* SOURCE EXCERPT:
_ _ _

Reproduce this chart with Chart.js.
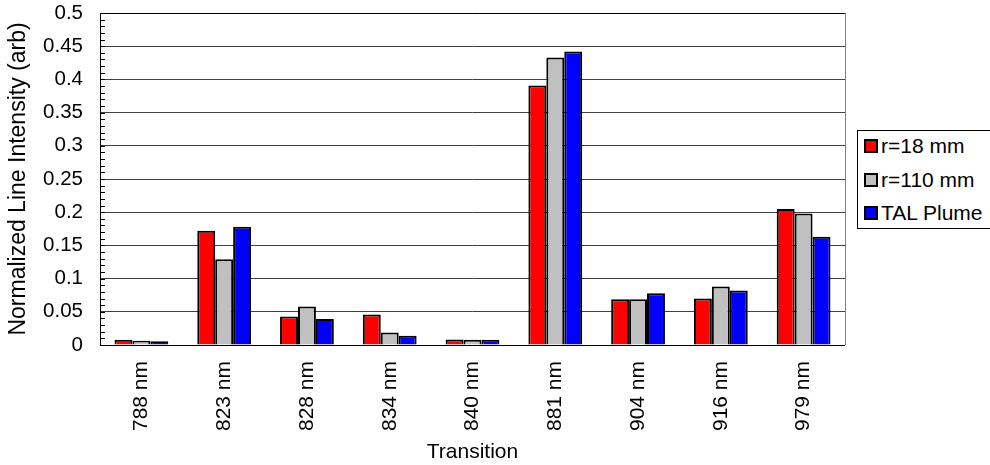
<!DOCTYPE html>
<html>
<head>
<meta charset="utf-8">
<script src="https://cdn.jsdelivr.net/npm/chart.js@4/dist/chart.umd.min.js"></script>
<style>
  html, body { margin: 0; padding: 0; background: #fff; }
  #wrap { width: 990px; height: 465px; position: relative; font-family: Arial, "Liberation Sans", Helvetica, sans-serif; }
  #legend {
    position: absolute; left: 857px; top: 130px; width: 132px; height: 97px;
    border: 1px solid #000; box-sizing: content-box; background: #fff;
  }
  #legend .item { position: absolute; left: 6px; height: 24px; line-height: 24px; font-size: 21px; color: #000; white-space: nowrap; }
  #legend .sw { display: inline-block; width: 10px; height: 10px; border: 2px solid #000; margin-right: 3px; vertical-align: 0px; }
</style>
</head>
<body>
<div id="wrap">
  <canvas id="c" width="990" height="465"></canvas>
  <div id="legend"></div>
</div>
<script>
// Emission lines (transition wavelengths)
const categories = ['788 nm', '823 nm', '828 nm', '834 nm', '840 nm', '881 nm', '904 nm', '916 nm', '979 nm'];

// Normalized line intensities per source
const seriesNames = ['r=18 mm', 'r=110 mm', 'TAL Plume'];
const r18 = [0.008, 0.172, 0.043, 0.046, 0.0083, 0.391, 0.069, 0.070, 0.205];
const r110 = [0.0065, 0.129, 0.058, 0.019, 0.008, 0.433, 0.069, 0.088, 0.198];
const talPlume = [0.0055, 0.178, 0.039, 0.014, 0.008, 0.442, 0.078, 0.082, 0.163];

// Y axis ticks
const yTicks = [0, 0.05, 0.1, 0.15, 0.2, 0.25, 0.3, 0.35, 0.4, 0.45, 0.5];
const yMinorStep = 0.01;

const colors = ['#FF0000', '#C0C0C0', '#0000FF'];
const FONT = 'Arial, "Liberation Sans", Helvetica, sans-serif';

// Minor/major tick marks inside the plot along the left axis, plus frame edges.
const frameAndTicks = {
  id: 'frameAndTicks',
  afterDraw(chart) {
    const { ctx, chartArea: a, scales: { y } } = chart;
    ctx.save();
    ctx.strokeStyle = '#000';
    ctx.lineWidth = 1;
    const n = Math.round((y.max - y.min) / yMinorStep);
    for (let i = 0; i <= n; i++) {
      const py = Math.round(y.getPixelForValue(y.min + i * yMinorStep)) + 0.5;
      ctx.beginPath();
      ctx.moveTo(a.left, py);
      ctx.lineTo(a.left + 5, py);
      ctx.stroke();
    }
    // right frame edge
    ctx.strokeStyle = '#808080';
    ctx.beginPath();
    ctx.moveTo(Math.round(a.right) + 0.5, a.top);
    ctx.lineTo(Math.round(a.right) + 0.5, a.bottom);
    ctx.stroke();
    // top edge
    ctx.strokeStyle = '#000';
    ctx.beginPath();
    ctx.moveTo(a.left, Math.round(a.top) + 0.5);
    ctx.lineTo(a.right, Math.round(a.top) + 0.5);
    ctx.stroke();
    // left and bottom axis lines
    ctx.beginPath();
    ctx.moveTo(Math.round(a.left) + 0.5, a.top);
    ctx.lineTo(Math.round(a.left) + 0.5, Math.round(a.bottom) + 0.5);
    ctx.lineTo(a.right, Math.round(a.bottom) + 0.5);
    ctx.stroke();
    ctx.restore();
  }
};

const datasets = [r18, r110, talPlume].map((vals, i) => ({
  label: seriesNames[i],
  data: vals,
  backgroundColor: colors[i],
  borderColor: '#000',
  borderWidth: 2,
  borderSkipped: 'bottom',
  categoryPercentage: 0.65,
  barPercentage: 1.0
}));

const chart = new Chart(document.getElementById('c'), {
  type: 'bar',
  data: { labels: categories, datasets },
  plugins: [frameAndTicks],
  options: {
    responsive: false,
    animation: false,
    layout: { padding: { top: 13, left: 0, right: 145, bottom: 0 } },
    plugins: {
      legend: { display: false },
      tooltip: { enabled: false }
    },
    scales: {
      x: {
        grid: { display: false, drawTicks: false },
        border: { display: false },
        ticks: {
          color: '#000',
          font: { family: FONT, size: 21 },
          minRotation: 90,
          maxRotation: 90,
          padding: 16
        },
        title: {
          display: true,
          text: 'Transition',
          color: '#000',
          font: { family: FONT, size: 21 },
          padding: { top: 4, bottom: 0 }
        },
        afterFit(s) { s.height = 120; s.paddingLeft = 0; s.paddingRight = 0; }
      },
      y: {
        min: 0,
        max: 0.5,
        afterBuildTicks(s) { s.ticks = yTicks.map(v => ({ value: v })); },
        grid: { color: '#404040', lineWidth: 1, drawTicks: false },
        border: { display: false },
        ticks: {
          color: '#000',
          font: { family: FONT, size: 20.5 },
          padding: 17,
          callback: v => String(v)
        },
        title: {
          display: true,
          text: 'Normalized Line Intensity (arb)',
          color: '#000',
          font: { family: FONT, size: 23 },
          padding: { top: 5, bottom: 0 }
        },
        afterFit(s) { s.width = 100; s.paddingTop = 0; s.paddingBottom = 0; }
      }
    }
  }
});

// Legend built from the chart's own datasets
const legendEl = document.getElementById('legend');
chart.data.datasets.forEach((d, i) => {
  const row = document.createElement('div');
  row.className = 'item';
  row.style.top = (3 + i * 33.5) + 'px';
  const sw = document.createElement('span');
  sw.className = 'sw';
  sw.style.background = d.backgroundColor;
  row.appendChild(sw);
  row.appendChild(document.createTextNode(d.label));
  legendEl.appendChild(row);
});
</script>
</body>
</html>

_ _ _

* WRITTEN INSTRUCTION: Do not copy the pictures, but repeat every line exactly.

* TASK ANSWER:
Reproduce this chart with Chart.js.
<!DOCTYPE html>
<html>
<head>
<meta charset="utf-8">
<script src="https://cdn.jsdelivr.net/npm/chart.js@4/dist/chart.umd.min.js"></script>
<style>
  html, body { margin: 0; padding: 0; background: #fff; }
  #wrap { width: 990px; height: 465px; position: relative; font-family: Arial, "Liberation Sans", Helvetica, sans-serif; }
  #legend {
    position: absolute; left: 857px; top: 130px; width: 132px; height: 97px;
    border: 1px solid #000; box-sizing: content-box; background: #fff;
  }
  #legend .item { position: absolute; left: 6px; height: 24px; line-height: 24px; font-size: 21px; color: #000; white-space: nowrap; }
  #legend .sw { display: inline-block; width: 10px; height: 10px; border: 2px solid #000; margin-right: 3px; vertical-align: 0px; }
</style>
</head>
<body>
<div id="wrap">
  <canvas id="c" width="990" height="465"></canvas>
  <div id="legend"></div>
</div>
<script>
// Emission lines (transition wavelengths)
const categories = ['788 nm', '823 nm', '828 nm', '834 nm', '840 nm', '881 nm', '904 nm', '916 nm', '979 nm'];

// Normalized line intensities per source
const seriesNames = ['r=18 mm', 'r=110 mm', 'TAL Plume'];
const r18 = [0.008, 0.172, 0.043, 0.046, 0.0083, 0.391, 0.069, 0.070, 0.205];
const r110 = [0.0065, 0.129, 0.058, 0.019, 0.008, 0.433, 0.069, 0.088, 0.198];
const talPlume = [0.0055, 0.178, 0.039, 0.014, 0.008, 0.442, 0.078, 0.082, 0.163];

// Y axis ticks
const yTicks = [0, 0.05, 0.1, 0.15, 0.2, 0.25, 0.3, 0.35, 0.4, 0.45, 0.5];
const yMinorStep = 0.01;

const colors = ['#FF0000', '#C0C0C0', '#0000FF'];
const FONT = 'Arial, "Liberation Sans", Helvetica, sans-serif';

// Minor/major tick marks inside the plot along the left axis, plus frame edges.
const frameAndTicks = {
  id: 'frameAndTicks',
  afterDraw(chart) {
    const { ctx, chartArea: a, scales: { y } } = chart;
    ctx.save();
    ctx.strokeStyle = '#000';
    ctx.lineWidth = 1;
    const n = Math.round((y.max - y.min) / yMinorStep);
    for (let i = 0; i <= n; i++) {
      const py = Math.round(y.getPixelForValue(y.min + i * yMinorStep)) + 0.5;
      ctx.beginPath();
      ctx.moveTo(a.left, py);
      ctx.lineTo(a.left + 5, py);
      ctx.stroke();
    }
    // right frame edge
    ctx.strokeStyle = '#808080';
    ctx.beginPath();
    ctx.moveTo(Math.round(a.right) + 0.5, a.top);
    ctx.lineTo(Math.round(a.right) + 0.5, a.bottom);
    ctx.stroke();
    // top edge
    ctx.strokeStyle = '#000';
    ctx.beginPath();
    ctx.moveTo(a.left, Math.round(a.top) + 0.5);
    ctx.lineTo(a.right, Math.round(a.top) + 0.5);
    ctx.stroke();
    // left and bottom axis lines
    ctx.beginPath();
    ctx.moveTo(Math.round(a.left) + 0.5, a.top);
    ctx.lineTo(Math.round(a.left) + 0.5, Math.round(a.bottom) + 0.5);
    ctx.lineTo(a.right, Math.round(a.bottom) + 0.5);
    ctx.stroke();
    ctx.restore();
  }
};

const datasets = [r18, r110, talPlume].map((vals, i) => ({
  label: seriesNames[i],
  data: vals,
  backgroundColor: colors[i],
  borderColor: '#000',
  borderWidth: 2,
  borderSkipped: 'bottom',
  categoryPercentage: 0.65,
  barPercentage: 1.0
}));

const chart = new Chart(document.getElementById('c'), {
  type: 'bar',
  data: { labels: categories, datasets },
  plugins: [frameAndTicks],
  options: {
    responsive: false,
    animation: false,
    layout: { padding: { top: 13, left: 0, right: 145, bottom: 0 } },
    plugins: {
      legend: { display: false },
      tooltip: { enabled: false }
    },
    scales: {
      x: {
        grid: { display: false, drawTicks: false },
        border: { display: false },
        ticks: {
          color: '#000',
          font: { family: FONT, size: 21 },
          minRotation: 90,
          maxRotation: 90,
          padding: 16
        },
        title: {
          display: true,
          text: 'Transition',
          color: '#000',
          font: { family: FONT, size: 21 },
          padding: { top: 4, bottom: 0 }
        },
        afterFit(s) { s.height = 120; s.paddingLeft = 0; s.paddingRight = 0; }
      },
      y: {
        min: 0,
        max: 0.5,
        afterBuildTicks(s) { s.ticks = yTicks.map(v => ({ value: v })); },
        grid: { color: '#404040', lineWidth: 1, drawTicks: false },
        border: { display: false },
        ticks: {
          color: '#000',
          font: { family: FONT, size: 20.5 },
          padding: 17,
          callback: v => String(v)
        },
        title: {
          display: true,
          text: 'Normalized Line Intensity (arb)',
          color: '#000',
          font: { family: FONT, size: 23 },
          padding: { top: 5, bottom: 0 }
        },
        afterFit(s) { s.width = 100; s.paddingTop = 0; s.paddingBottom = 0; }
      }
    }
  }
});

// Legend built from the chart's own datasets
const legendEl = document.getElementById('legend');
chart.data.datasets.forEach((d, i) => {
  const row = document.createElement('div');
  row.className = 'item';
  row.style.top = (3 + i * 33.5) + 'px';
  const sw = document.createElement('span');
  sw.className = 'sw';
  sw.style.background = d.backgroundColor;
  row.appendChild(sw);
  row.appendChild(document.createTextNode(d.label));
  legendEl.appendChild(row);
});
</script>
</body>
</html>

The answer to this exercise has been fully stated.